Stone swiveled his chair toward the window again. He tilted back. “You’d better drive over there and see her, Victor. See if she’s conscious, talking. Maybe she’s under the influence of sedatives. You understand what I mean?”

But when Stone swiveled around for an answer to his question, Victor was gone.

 

Stone combed through both the
Times
and the
Post
, but neither of the papers made mention of Gloria’s accident. That didn’t surprise Stone, but it relieved him. News was news. Gloria wasn’t remotely famous, which meant the media would probably ignore the story tomorrow morning, too. That meant her name wouldn’t be in the papers or mentioned on television or radio. Stone much preferred it that way. Less of a threat to the business.

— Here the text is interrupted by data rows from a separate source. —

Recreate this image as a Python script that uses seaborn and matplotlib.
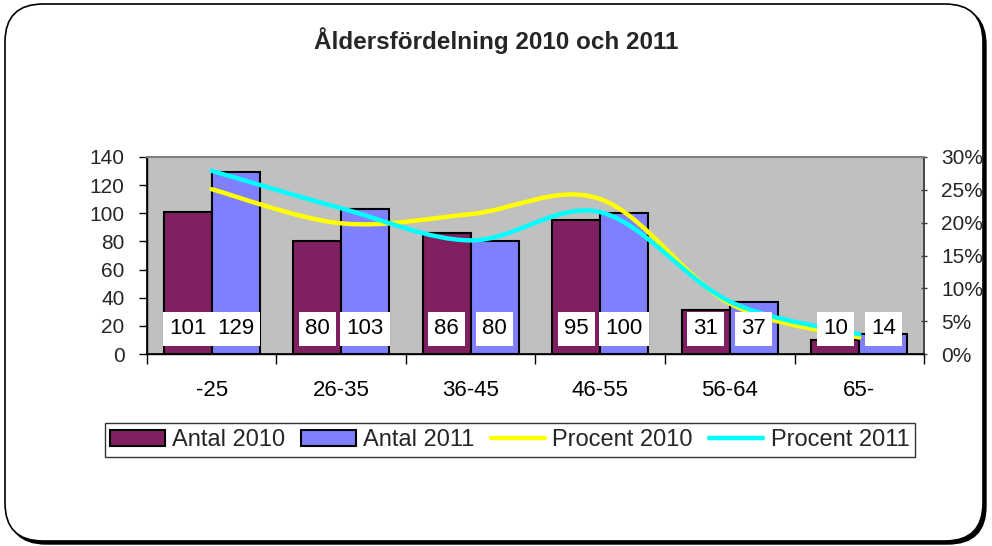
import matplotlib
matplotlib.use("Agg")
import matplotlib.pyplot as plt
import seaborn as sns
import pandas as pd
from matplotlib.patches import FancyBboxPatch, Patch, PathPatch
from matplotlib.lines import Line2D
from matplotlib.path import Path

# --- DATA ---
categories = ["-25", "26-35", "36-45", "46-55", "56-64", "65-"]
antal_2010 = [101, 80, 86, 95, 31, 10]
antal_2011 = [129, 103, 80, 100, 37, 14]
procent_2010 = [25.1, 19.9, 21.3, 23.6, 7.7, 2.5]
procent_2011 = [27.9, 22.2, 17.3, 21.6, 8.0, 3.0]

color_2010 = "#802060"
color_2011 = "#8080FF"
line_2010 = "#FFFF00"
line_2011 = "#00FFFF"

sns.set_theme(style="white")
plt.rcParams["font.family"] = ["Liberation Sans", "DejaVu Sans"]

df = pd.DataFrame({
    "Ålder": categories * 2,
    "Antal": antal_2010 + antal_2011,
    "Serie": ["Antal 2010"] * 6 + ["Antal 2011"] * 6,
})

fig = plt.figure(figsize=(9.92, 5.46), dpi=100)

# rounded outer frame with shadow
shadow = FancyBboxPatch((0.08, 0.02), 9.78, 5.37, boxstyle="round,pad=0,rounding_size=0.38",
                        transform=fig.dpi_scale_trans, facecolor="black", edgecolor="black", zorder=-2)
frame = FancyBboxPatch((0.05, 0.05), 9.78, 5.37, boxstyle="round,pad=0,rounding_size=0.38",
                       transform=fig.dpi_scale_trans, facecolor="white", edgecolor="black",
                       linewidth=1.2, zorder=-1)
fig.patches.extend([shadow, frame])

ax = fig.add_axes([0.148, 0.3516, 0.7835, 0.3609])
ax.set_facecolor("#C0C0C0")

sns.barplot(data=df, x="Ålder", y="Antal", hue="Serie", ax=ax,
            palette={"Antal 2010": color_2010, "Antal 2011": color_2011},
            saturation=1, width=0.74, edgecolor="black", linewidth=1.5,
            legend=False, zorder=2)

ax.set_xlim(-0.5, 5.5)
ax.set_ylim(0, 140)
ax.set_yticks(range(0, 141, 20))
ax.set_xlabel("")
ax.set_ylabel("")

ax.set_xticks(range(6))
ax.set_xticklabels(categories)
ax.set_xticks([i - 0.5 for i in range(7)], minor=True)
ax.tick_params(axis="x", which="major", length=0, pad=19, labelsize=16, colors="black")
ax.tick_params(axis="x", which="minor", length=7, width=1, color="black", direction="out", bottom=True)
ax.tick_params(axis="y", length=6, width=1, color="black", direction="out", left=True,
               labelsize=15, pad=10)

ax2 = ax.twinx()
ax2.set_ylim(0, 30)
ax2.set_yticks(range(0, 31, 5))
ax2.set_yticklabels([f"{v}%" for v in range(0, 31, 5)])
ax2.tick_params(axis="y", length=5, width=1, color="#404040", direction="inout", right=True,
                labelsize=15, pad=10)
ax2.grid(False)
ax.grid(False)


def smooth_path(xs, ys):
    # Excel-like Bezier smoothing through the data points
    n = len(xs)
    verts = [(xs[0], ys[0])]
    codes = [Path.MOVETO]
    for i in range(n - 1):
        p0 = max(i - 1, 0)
        p3 = min(i + 2, n - 1)
        c1 = (xs[i] + (xs[i + 1] - xs[p0]) / 6, ys[i] + (ys[i + 1] - ys[p0]) / 6)
        c2 = (xs[i + 1] - (xs[p3] - xs[i]) / 6, ys[i + 1] - (ys[p3] - ys[i]) / 6)
        verts += [c1, c2, (xs[i + 1], ys[i + 1])]
        codes += [Path.CURVE4] * 3
    return Path(verts, codes)


xs = list(range(len(categories)))
for vals, col in [(procent_2010, line_2010), (procent_2011, line_2011)]:
    ax2.add_patch(PathPatch(smooth_path(xs, vals), facecolor="none", edgecolor=col,
                            linewidth=3.2, capstyle="round", joinstyle="round", zorder=3))

# data labels at the base of each bar
for cont, vals in zip(ax.containers, [antal_2010, antal_2011]):
    for bar, v in zip(cont, vals):
        cx = bar.get_x() + bar.get_width() / 2
        ax2.text(cx, 17.8, str(v), transform=ax.transData, ha="center", va="center",
                 fontsize=16, color="black", zorder=5,
                 bbox=dict(boxstyle="square,pad=0.28", facecolor="white", edgecolor="none"))

for side in ["left", "bottom"]:
    ax.spines[side].set_color("black")
    ax.spines[side].set_linewidth(1)
for side in ["top", "right"]:
    ax.spines[side].set_color("#808080")
for side in ["left", "bottom"]:
    ax2.spines[side].set_color("black")
ax2.spines["top"].set_color("#808080")
ax2.spines["top"].set_linewidth(1.5)
ax2.spines["right"].set_color("#404040")

fig.text(0.5, 0.925, "Åldersfördelning 2010 och 2011", ha="center", va="center",
         fontsize=17.5, fontweight="bold")

handles = [
    Patch(facecolor=color_2010, edgecolor="black", linewidth=1.5, label="Antal 2010"),
    Patch(facecolor=color_2011, edgecolor="black", linewidth=1.5, label="Antal 2011"),
    Line2D([], [], color=line_2010, linewidth=3.2, label="Procent 2010"),
    Line2D([], [], color=line_2011, linewidth=3.2, label="Procent 2011"),
]
leg = fig.legend(handles=handles, loc="center", bbox_to_anchor=(0.514, 0.194), ncol=4,
                 fontsize=17, frameon=True, fancybox=False, edgecolor="black",
                 handlelength=2.3, handleheight=0.7, handletextpad=0.3, columnspacing=0.7,
                 borderpad=0.25, borderaxespad=0)
leg.get_frame().set_linewidth(1)

fig.savefig("out.png", dpi=100)
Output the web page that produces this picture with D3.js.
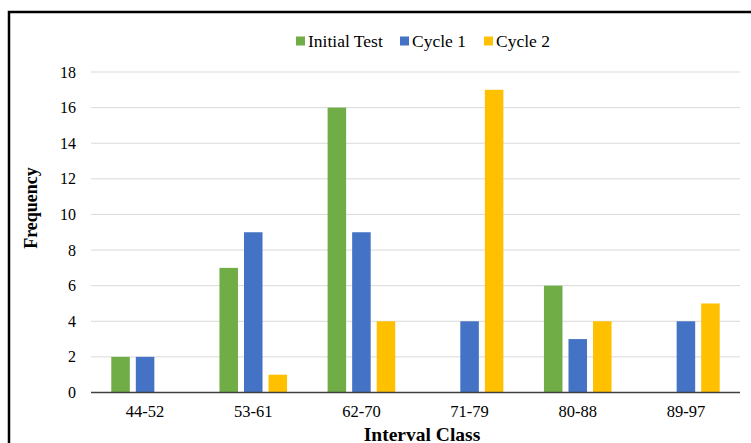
<!DOCTYPE html>
<html>
<head>
<meta charset="utf-8">
<script src="https://cdn.jsdelivr.net/npm/d3@7"></script>
<style>
  body { margin: 0; background: #fff; }
  svg { display: block; }
</style>
</head>
<body>
<div id="chart"></div>
<script>
// Frequency per interval class
const classes = ['44-52', '53-61', '62-70', '71-79', '80-88', '89-97'];
const seriesNames = ['Initial Test', 'Cycle 1', 'Cycle 2'];
const initialTest = [2, 7, 16, 0, 6, 0];
const cycle1 = [2, 9, 9, 4, 3, 4];
const cycle2 = [0, 1, 4, 17, 4, 5];
const yTicks = [0, 2, 4, 6, 8, 10, 12, 14, 16, 18];

const colors = ['#70AD47', '#4472C4', '#FFC000'];
const values = [initialTest, cycle1, cycle2];

const width = 751, height = 443;
const margin = { left: 91, right: 11, top: 72, bottom: 50.5 };
const serif = 'Liberation Serif, Times New Roman, serif';

const svg = d3.select('#chart')
    .append('svg')
    .attr('width', width)
    .attr('height', height);

// Outer frame (cut off at right and bottom like the reference)
svg.append('rect')
    .attr('x', 9)
    .attr('y', 12)
    .attr('width', 900)
    .attr('height', 600)
    .attr('fill', 'none')
    .attr('stroke', '#000')
    .attr('stroke-width', 2.5);

const x0 = d3.scaleBand()
    .domain(classes)
    .range([margin.left, width - margin.right])
    .paddingInner(0.375)
    .paddingOuter(0.1875);

const x1 = d3.scaleBand()
    .domain(seriesNames)
    .range([0, x0.bandwidth()])
    .paddingInner(0.245);

const y = d3.scaleLinear()
    .domain([0, 18])
    .range([height - margin.bottom, margin.top]);

// Gridlines
svg.append('g')
    .selectAll('line')
    .data(yTicks.filter(d => d > 0))
    .join('line')
    .attr('x1', margin.left)
    .attr('x2', width - margin.right)
    .attr('y1', d => y(d))
    .attr('y2', d => y(d))
    .attr('stroke', '#d9d9d9')
    .attr('stroke-width', 1);

// Y tick labels
svg.append('g')
    .selectAll('text')
    .data(yTicks)
    .join('text')
    .attr('x', 76)
    .attr('y', d => y(d))
    .attr('dy', '0.35em')
    .attr('text-anchor', 'end')
    .attr('font-family', serif)
    .attr('font-size', '16px')
    .attr('fill', '#000')
    .text(d => d);

// Bars
const groups = svg.append('g')
    .selectAll('g')
    .data(classes)
    .join('g')
    .attr('transform', d => `translate(${x0(d)},0)`);

groups.selectAll('rect')
    .data((d, i) => seriesNames.map((s, j) => ({ s, v: values[j][i], c: colors[j] })))
    .join('rect')
    .filter(d => d.v > 0)
    .attr('x', d => x1(d.s))
    .attr('y', d => y(d.v))
    .attr('width', x1.bandwidth())
    .attr('height', d => y(0) - y(d.v))
    .attr('fill', d => d.c);

// X axis line
svg.append('line')
    .attr('x1', margin.left)
    .attr('x2', width - margin.right)
    .attr('y1', y(0))
    .attr('y2', y(0))
    .attr('stroke', '#404040')
    .attr('stroke-width', 1.5);

// X tick labels
svg.append('g')
    .selectAll('text')
    .data(classes)
    .join('text')
    .attr('x', d => x0(d) + x0.bandwidth() / 2)
    .attr('y', 417)
    .attr('text-anchor', 'middle')
    .attr('font-family', serif)
    .attr('font-size', '16.5px')
    .attr('fill', '#000')
    .text(d => d);

// Axis titles
svg.append('text')
    .attr('x', 422)
    .attr('y', 441)
    .attr('text-anchor', 'middle')
    .attr('font-family', serif)
    .attr('font-size', '19.5px')
    .attr('font-weight', 'bold')
    .text('Interval Class');

svg.append('text')
    .attr('transform', 'translate(37, 208) rotate(-90)')
    .attr('text-anchor', 'middle')
    .attr('font-family', serif)
    .attr('font-size', '18px')
    .attr('font-weight', 'bold')
    .text('Frequency');

// Legend
const legendX = [296, 400, 484];
const legend = svg.append('g')
    .selectAll('g')
    .data(seriesNames)
    .join('g')
    .attr('transform', (d, i) => `translate(${legendX[i]}, 41)`);

legend.append('rect')
    .attr('x', 0)
    .attr('y', -4.5)
    .attr('width', 9)
    .attr('height', 9)
    .attr('fill', (d, i) => colors[i]);

legend.append('text')
    .attr('x', 12)
    .attr('y', 0)
    .attr('dy', '0.35em')
    .attr('font-family', serif)
    .attr('font-size', '17.5px')
    .attr('fill', '#000')
    .text(d => d);
</script>
</body>
</html>
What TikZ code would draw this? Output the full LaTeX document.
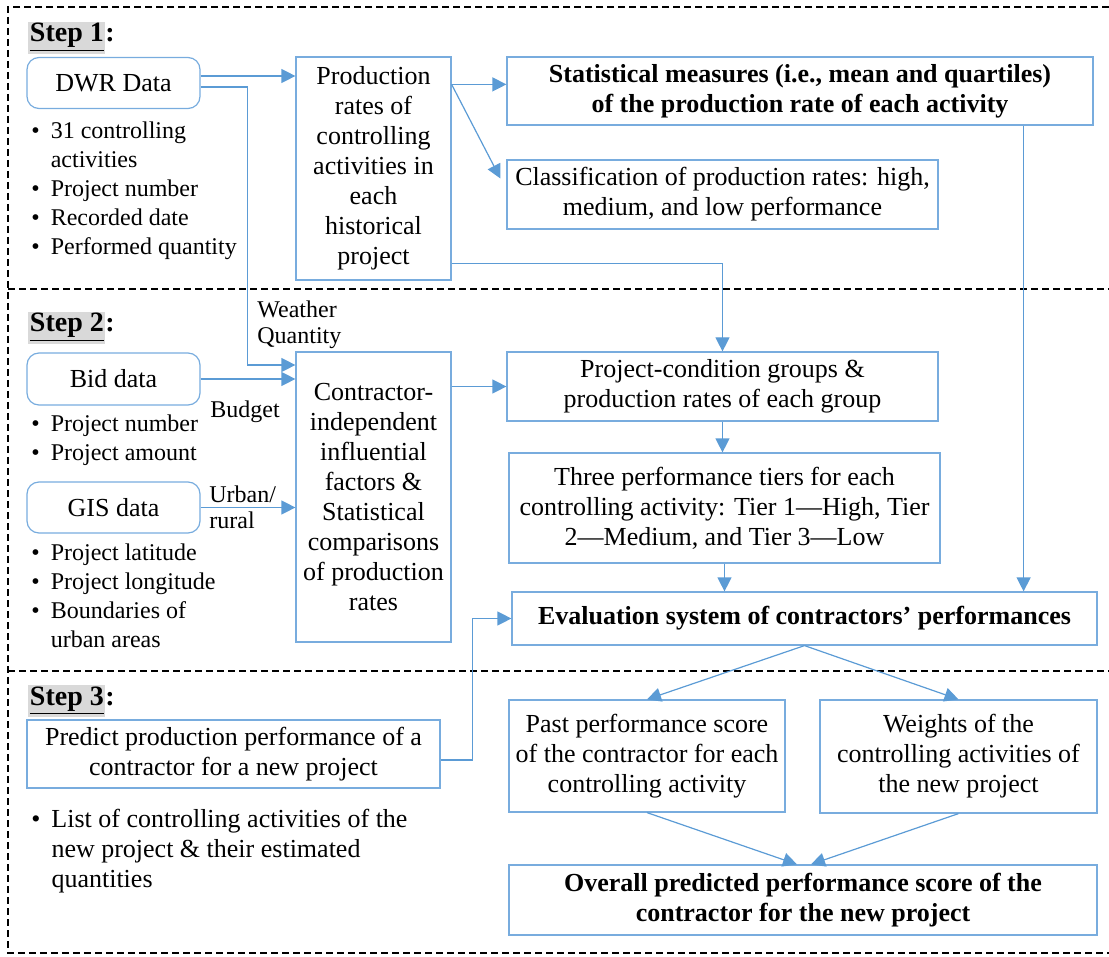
\documentclass[tikz,border=0pt]{standalone}
\usepackage{fontspec}
\setmainfont{Liberation Serif}
\usetikzlibrary{arrows.meta}
\definecolor{lineblue}{RGB}{91,155,213}
\definecolor{boxblue}{RGB}{120,172,222}
\definecolor{stepgray}{RGB}{217,217,217}
\newcommand{\boxfont}{\fontsize{13}{15}\selectfont}
\newcommand{\listfont}{\fontsize{12}{14.5}\selectfont}
\newcommand{\steplabel}[1]{{\setlength{\fboxsep}{0.8pt}\colorbox{stepgray}{\underline{Step #1}}}:}
\tikzset{
    box/.style={draw=boxblue, line width=0.6pt, align=center, inner sep=1pt, font=\boxfont},
    rbox/.style={box, rounded corners=6pt},
    bbox/.style={box, font=\boxfont\bfseries},
    list/.style={inner sep=0pt, anchor=base west, font=\listfont},
    lbl/.style={inner sep=0pt, align=left, font=\fontsize{12}{13}\selectfont},
    stepname/.style={inner sep=0pt, anchor=base west, font=\fontsize{14}{16}\selectfont\bfseries},
    arr/.style={draw=lineblue, line width=0.6pt, -{Triangle[length=7pt,width=7pt]}},
    stepframe/.style={draw=black, line width=1pt, dash pattern=on 3.5pt off 2pt}
}
\begin{document}
\begin{tikzpicture}[x=0.5pt,y=-0.5pt]
    \useasboundingbox (0,0) rectangle (1109,957);
    % Draw step frames
    \draw[stepframe] (1109,7) -- (8,7) -- (8,953) -- (1109,953);
    \draw[stepframe] (8,289) -- (1109,289);
    \draw[stepframe] (8,671) -- (1109,671);

    % Step 1
    \node[stepname] (step1) at (28,42) {\steplabel{1}};
    \node[rbox, minimum width=86.5pt, minimum height=25.5pt] (DWR) at (113.5,83) {DWR Data};
    \node[list] (dwrlist) at (31,139) {\begin{tabular}[t]{@{}l@{\hspace{5.5pt}}l@{}}
        \textbullet & 31 controlling\\
                    & activities\\
        \textbullet & Project number\\
        \textbullet & Recorded date\\
        \textbullet & Performed quantity
    \end{tabular}};
    \node[box, minimum width=77.5pt, minimum height=111.5pt] (Production) at (373.5,168.5)
        {Production\\rates of\\controlling\\activities in\\each\\historical\\project};
    \node[bbox, minimum width=293pt, minimum height=34pt] (Statistical) at (800,91)
        {Statistical measures (i.e., mean and quartiles)\\of the production rate of each activity};
    \node[box, minimum width=215.5pt, minimum height=34.5pt] (Classification) at (722.5,194.5)
        {Classification of production rates: high,\\medium, and low performance};

    % Step 2
    \node[stepname] (step2) at (28,332) {\steplabel{2}};
    \node[lbl, anchor=north west] (weatherlbl) at (257,300) {Weather\\Quantity};
    \node[rbox, minimum width=86.5pt, minimum height=26pt] (Bid) at (113.5,379) {Bid data};
    \node[lbl, anchor=base west] (budgetlbl) at (210,417) {Budget};
    \node[list] (bidlist) at (31,431) {\begin{tabular}[t]{@{}l@{\hspace{5.5pt}}l@{}}
        \textbullet & Project number\\
        \textbullet & Project amount
    \end{tabular}};
    \node[rbox, minimum width=86.5pt, minimum height=25.5pt] (GIS) at (113.5,507.5) {GIS data};
    \node[lbl, anchor=north west] (urbanlbl) at (209,485) {Urban/\\rural};
    \node[list] (gislist) at (31,560) {\begin{tabular}[t]{@{}l@{\hspace{5.5pt}}l@{}}
        \textbullet & Project latitude\\
        \textbullet & Project longitude\\
        \textbullet & Boundaries of\\
                    & urban areas
    \end{tabular}};
    \node[box, minimum width=77.5pt, minimum height=145pt] (Contractor) at (373.5,497)
        {Contractor-\\independent\\influential\\factors \&\\Statistical\\comparisons\\of production\\rates};
    \node[box, minimum width=215.5pt, minimum height=34.5pt] (ProjCond) at (722.5,386.5)
        {Project-condition groups \&\\production rates of each group};
    \node[box, minimum width=215.5pt, minimum height=55pt] (Three) at (724.5,508)
        {Three performance tiers for each\\controlling activity: Tier 1---High, Tier\\2---Medium, and Tier 3---Low};
    \node[bbox, minimum width=292.5pt, minimum height=26.5pt] (Evaluation) at (804.5,618.5)
        {Evaluation system of contractors’ performances};

    % Step 3
    \node[stepname] (step3) at (28,705) {\steplabel{3}};
    \node[box, minimum width=206.5pt, minimum height=34pt] (Predict) at (233.5,754)
        {Predict production performance of a\\contractor for a new project};
    \node[list, font=\boxfont] (predlist) at (31,827) {\begin{tabular}[t]{@{}l@{\hspace{5.5pt}}l@{}}
        \textbullet & List of controlling activities of the\\
                    & new project \& their estimated\\
                    & quantities
    \end{tabular}};
    \node[box, minimum width=138pt, minimum height=56pt] (Past) at (647,756)
        {Past performance score\\of the contractor for each\\controlling activity};
    \node[box, minimum width=138.5pt, minimum height=56.5pt] (Weights) at (958.5,756.5)
        {Weights of the\\controlling activities of\\the new project};
    \node[bbox, minimum width=294pt, minimum height=35pt] (Overall) at (803,900)
        {Overall predicted performance score of the\\contractor for the new project};

    % Connectors
    \coordinate (dwrA) at ([yshift=3.5pt]DWR.east);
    \coordinate (dwrB) at ([yshift=-2pt]DWR.east);
    \coordinate (conA) at ([yshift=66pt]Contractor.west);
    \coordinate (prodA) at ([yshift=-14pt]Production.north east);
    \coordinate (prodB) at ([yshift=8.5pt]Production.south east);
    \coordinate (statA) at ([xshift=-35pt]Statistical.south east);
    \coordinate (predA) at ([yshift=-3pt]Predict.east);
    \draw[arr] (dwrA) -- (dwrA -| Production.west);
    \draw[arr] (dwrB) -- ++(23.5pt,0) |- (conA);
    \draw[arr] (Bid.east) -- (Bid.east -| Contractor.west);
    \draw[arr] (GIS.east) -- (GIS.east -| Contractor.west);
    \draw[arr] (prodA) -- (prodA -| Statistical.west);
    \draw[arr] (prodA) -- ([xshift=-3pt,yshift=8pt]Classification.west);
    \draw[arr] (prodB) -| (ProjCond.north);
    \draw[arr] (Contractor.east |- ProjCond.west) -- (ProjCond.west);
    \draw[arr] (statA) -- (statA |- Evaluation.north);
    \draw[arr] (ProjCond.south) -- (ProjCond.south |- Three.north);
    \draw[arr] (Three.south) -- (Three.south |- Evaluation.north);
    \draw[arr] (predA) -- ++(16pt,0) |- (Evaluation.west);
    \draw[arr] (Evaluation.south) -- (Past.north);
    \draw[arr] (Evaluation.south) -- (Weights.north);
    \draw[arr] (Past.south) -- ([xshift=-3pt]Overall.north);
    \draw[arr] (Weights.south) -- ([xshift=4pt]Overall.north);
\end{tikzpicture}
\end{document}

A little after one o’clock, Stone’s phone rang as he was rifling through a middle file cabinet drawer. Without standing up, he rolled his chair over to the desk and picked up.

Victor, calling from the hospital.

“She looks terrible, Palmer,” Victor said plaintively. “Her head’s all bandaged and her face is so swollen you wouldn’t know it was her.”

“Is she conscious?” Stone asked.

Drugged up? Talking?

“There’s no way to be sure if she knows what’s going on around her.”

“What do you mean, Victor?”

“She’s in a coma, Palmer. The doctors say they don’t know how long it will last, or even”—Victor’s voice broke—“if she’ll ever come out of it.”

Stone was surprised to find his own throat tightening. The three of them had been together in one scam or another for a lot of years. He did feel for Victor. And for Gloria. Emotions were doing that more and more lately, catching Palmer by surprise.

“Is there anything I can do, Victor?”

“I don’t think so, Palmer. I don’t think there’s anything anyone can do.”

“I’m sorry, Victor. I really am.”

“I know that, Palmer.”

After hanging up the phone, Stone sat back and assessed the situation. Gloria was obviously out of commission. Judging by what Victor had said, she wasn’t about to say anything that might attract suspicion as to what she…did for a living. And someone being struck and seriously injured by a vehicle was a common occurrence in New York. There was nothing about Gloria’s accident that would attract undue attention.

Stone sighed and smiled.

Any danger to the company had been narrowly averted.

The question now was, how would what happened to Gloria affect Victor? Stone had been suffering doubts about him before Gloria’s accident. Gloria had gone a long way toward assuaging those doubts, but not all the way.

Now this.

Palmer wondered, could Victor still do his job?